The Science Of Snobbery - bernatfp
http://priceonomics.com/the-science-of-snobbery/
======
bambax
Daniel Kahneman's "Thinking, Fast and Slow" doesn't get the mention it
deserves; it's alluded to, together with an interview of the author, and then
back to "Blink".

But if you're interested in these subjects, Kahneman is a much better read
than Gladwell, if only because he did most of the research himself (and got a
Nobel for his efforts).

One takeaway is that so-called "System 1", the intuitive, immediate and
"blinking" operating mode of our brain _is usually super-effective_ , but
takes shortcuts that can can result in flawed conclusions. Those shortcuts are
consistent and can be highlighted by research.

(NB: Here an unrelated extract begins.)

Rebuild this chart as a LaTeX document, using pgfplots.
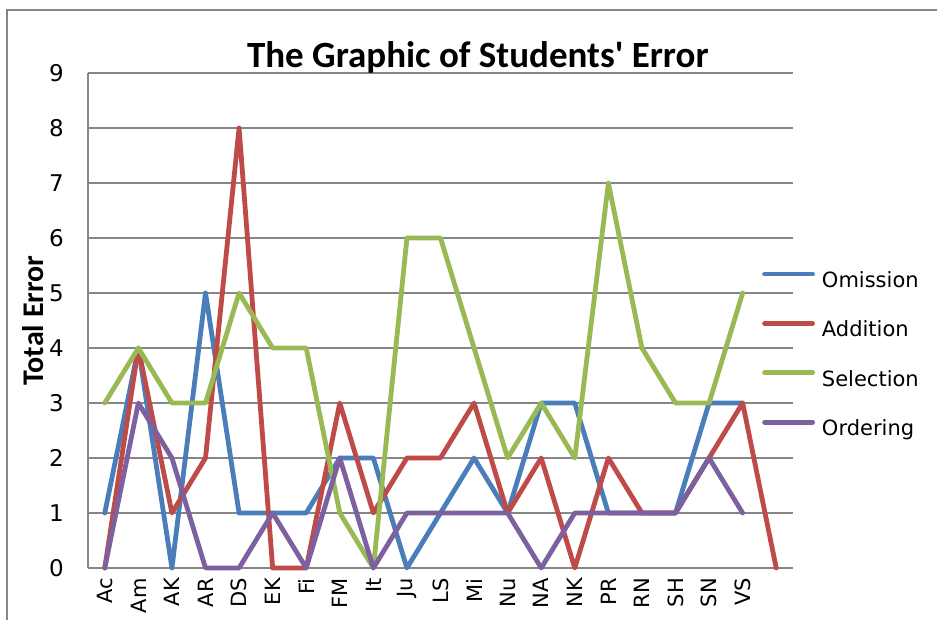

"System 2" is the slow, rational operating mode where we analyze and weight
all available evidence; System 2 is expensive to operate and takes a long time
to produce results, so for most tasks it usually doesn't even start.

One example from the book that struck me is the famous observation that 90% of
people think of themselves as "above average" in driving ability. This is
usually quoted to show that people think highly of themselves.

But when asked a different question, such as, for example, "do you think
you're above average or below average in your ability to initiate a
conversation with a complete stranger", a great majority of people evaluate
themselves as "below average".

The actual explanation has nothing to do with self-esteem; it's just a "System
1 shortcut". Answering the question of how one's ability relates to the
"average" performance is extremely difficult (for a start, it would imply
measuring said average). So what System 1 does, it substitutes a simple
question to the difficult one.

System 1 doesn't even attempt to answer the initial question; it changes the
question to "am I good or bad at this task". Most people think they are okay
drivers, and most people think they're not good at starting a conversation
with a complete stranger, hence the answers.

The relation to the average that was part of the original question has
disappeared.

The problem is that the substitution is silent and unconscious, and that we
still think we're answering the initial question when in fact we are not.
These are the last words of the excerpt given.